If you do not understand how your assessed value was calculated, or disagree with your assessed value, contact the Assessor’s Office. For any given year, you can request that the assessor review your assessed value. The assessor will inspect your property to ensure that the information contained in their files is correct. An informal meeting can be requested before the Board of Review meets. Property owners will be able to discuss how their assessed values were determined.
Appointments are required. As a reminder, Open Book refers to the time during which the entire Assessment Roll, which is the detailed listing of the assessed value of all properties in the Village, is made available to the public. Additionally, the Assessor will be present during some of this time to answer questions. Property owners with concerns about their property value are encouraged to contact the Assessor prior to the Board of Review. At times, changes can be made without use of the formal Board of Review process.
The Board of Review is a quasi-judicial body that operates under State of Wisconsin statutes and decisions reached in previous court cases. If you feel your assessment is not correct, you can appeal your assessment to the Board of Review. While you can appeal your assessment directly to the Board of Review, it is highly recommended that you first contact the Assessor’s Office. Minor errors and misunderstandings can often be corrected at an informal meeting with the Assessor’s Office first.
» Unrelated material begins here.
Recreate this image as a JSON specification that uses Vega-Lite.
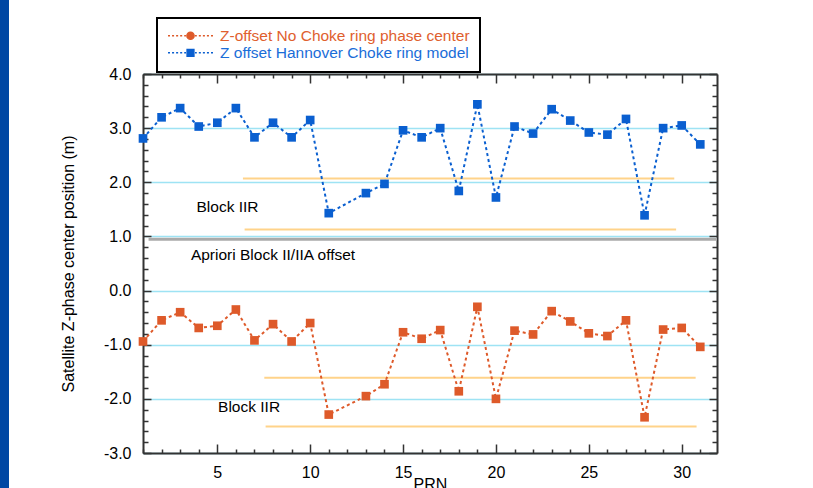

To appeal your assessment to the Board of Review, you must be able to demonstrate in a factual and meaningful way, that there is an error in the assessor’s valuation. Only actual sales of comparable properties are accepted as evidence. The Board of Review does not recognize a comparison of the assessed value of your property to those of other properties as a basis to change an assessment. Wisconsin Case Law precludes this type of comparison since it is impossible to determine that the assessed values of the comparable properties used are correct.